Landry: We are given an indelible spiritual mark on our souls

24 May 2022

Appears in: Archdiocesan News

One lasting image from Toy Story 2 is found on the bottom of cowboy doll Woody’s boot. There, you would find the name ‘Andy’ written in permanent marker. Andy writes his name on the feet of most of his toys as a sign/reminder that they are his and he cares for them.

In the movie, Woody stops to ponder the name written on his boot twice. Early in the movie he has lost his cowboy hat. Woody is afraid that Andy won’t want to play with a hatless cowboy doll.  Another toy tells him to look under his boot and reminds him that the kid who wrote his name there won’t easily forget him.

Later in the movie, Woody is damaged and stolen. Part of the adventure that follows presents Woody with a great temptation: he has the chance be sold as part of a collection of vintage toys to a museum. There he will be preserved for generations with no risk of being damaged or lost again.

Woody initially decides to go to the museum, but at the last minute remembers what’s on the bottom of his boot and what that means. He remembers that Andy loves him and where he belongs. It is then that Woody shakes off any illusions of wanting to “live forever,” and decides he’ll return home.

This is the more difficult road, the one where Woody chooses to trust the one who loves him. And in many ways, it’s precisely what we are called to by virtue of our Baptism. We are given a permanent – indelible – spiritual mark on our souls (CCC 1272). We know that God knows our name, we are His, and that He cares for us. We may not always understand what God is doing or what God has in store for us, but we can choose to trust in His love for us and that with Him is where we belong.

But like Woody, we can go through the many adventures life brings to us, and we can forget who we are and whose we are. This was the temptation that overcame our first parents when they chose to believe that by grasping at the forbidden fruit, they could live forever (Genesis 3). They believed the words of the serpent rather than the words of God who had given them everything. This was also the temptation that overcame Simon Peter, when in fear he denied Jesus three times (Luke 24:54-62). He chose to listen to his fears rather than cling to his friendship with the Lord. And this is the temptation that sometimes overcomes us when we listen to other voices or our own fears, making our own worst decisions and turning our own backs on God.

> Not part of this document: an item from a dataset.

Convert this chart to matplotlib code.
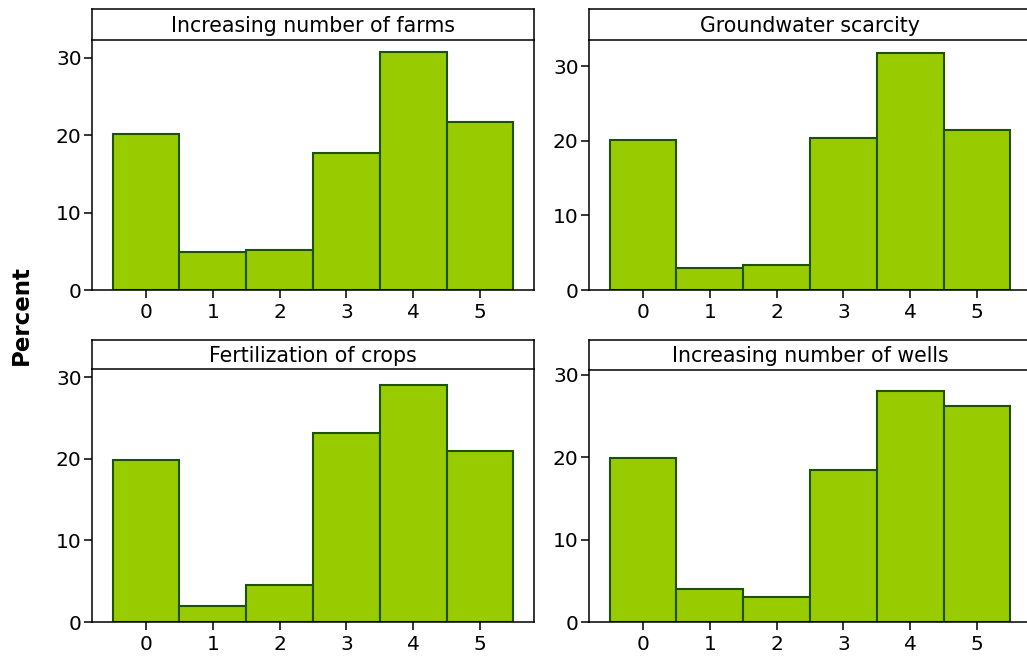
import matplotlib
matplotlib.use('Agg')
import matplotlib.pyplot as plt
import numpy as np

plt.rcParams['font.family'] = ['DejaVu Sans']

# scores on the x axis and the percentage for each panel
scores = [0, 1, 2, 3, 4, 5]
farms = [20.2, 4.9, 5.2, 17.7, 30.8, 21.7]
groundwater = [20.1, 3.0, 3.3, 20.4, 31.7, 21.4]
fertilization = [19.8, 1.9, 4.5, 23.1, 29.0, 21.0]
wells = [19.9, 4.0, 3.0, 18.5, 28.1, 26.2]

titles = ['Increasing number of farms', 'Groundwater scarcity',
          'Fertilization of crops', 'Increasing number of wells']
series = [farms, groundwater, fertilization, wells]
ytops = [32.3, 33.5, 31.0, 30.6]

W, H = 1027, 660
fig = plt.figure(figsize=(W / 100, H / 100), dpi=100)

# pixel boxes: left, right, plot top, plot bottom, strip top
boxes = [(92, 534, 40, 290, 9),
         (589, 1031, 40, 290, 9),
         (92, 534, 369, 622, 340),
         (589, 1031, 370, 622, 340)]

fill = '#99CC00'
edge = '#1E5200'

for (l, r, t, b, st), title, vals, ytop in zip(boxes, titles, series, ytops):
    ax = fig.add_axes([l / W, 1 - b / H, (r - l) / W, (b - t) / H])
    ax.bar(scores, vals, width=1.0, color=fill, edgecolor=edge, linewidth=1.5)
    ax.set_xlim(-0.81, 5.81)
    ax.set_ylim(0, ytop)
    ax.set_xticks(scores)
    ax.set_yticks([0, 10, 20, 30])
    ax.tick_params(axis='both', labelsize=14.5, length=5.5, width=1.1, color='black')
    ax.tick_params(axis='x', pad=4)
    ax.tick_params(axis='y', pad=2)
    for s in ax.spines.values():
        s.set_linewidth(1.1)
    ax.spines['top'].set_visible(False)

    sx = fig.add_axes([l / W, 1 - t / H, (r - l) / W, (t - st) / H])
    sx.set_xticks([])
    sx.set_yticks([])
    for s in sx.spines.values():
        s.set_linewidth(1.1)
    sx.text(0.5, 0.45, title, ha='center', va='center', fontsize=14.8,
            transform=sx.transAxes)

fig.text(21 / W, 1 - 315 / H, 'Percent', rotation=90, ha='center', va='center',
         fontsize=16.5, fontweight='bold')

fig.savefig('out.png', dpi=100)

Mercifully, God never forgets who we are. He never forgets that we are His. God is patient and He is persistent even when we allow our fears and these other voices to drown His voice out and finds ways to get us to look at our own ‘boots’ so we remember who we are and whose we are. We see that even as He is evicting Adam and Eve from the Garden of Eden, God makes the first promise of a future Messiah who will set things right (Genesis 3:15). After the Resurrection, Jesus asks Simon Peter “Do you love me?” three times (John 21:15-25) – a fitting opportunity to set Peter’s heart aright after the shame of his threefold denial (Luke 22:62).

We need to remember that He has left us countless reminders for us of who we are and whose we are. We are God’s beloved children (1 John 3:1). We can see that He claims us as His own when we read scripture and hear Him say “Fear not, for I have redeemed you;I have called you by name, you are mine” (Isaiah 43:1). We hear it from others who try to teach this to us. Sometimes the message is simple, as in Veggietales, which always ends with the same encouragement: “God made you special and He loves you very much.” Sometimes we hear the message from spiritual giants like Pope Benedict XVI who said that “Each of us is the result of a thought of God. Each of us is willed, each of us is loved, each of us is necessary.”

Although we may not be able to look to the bottom of our boot to see a name written in permanent marker, what was true for Woody in Toy Story is exponentially truer for each of us: God loves us, we are His, and He cares for us.

Mike Landry is chaplain to Evergreen Catholic Schools west of Edmonton, and serves as an occasional guest speaker and music minister in communities across Western Canada. Mike and his wife Jennifer live in Stony Plain, Alta. with their five children.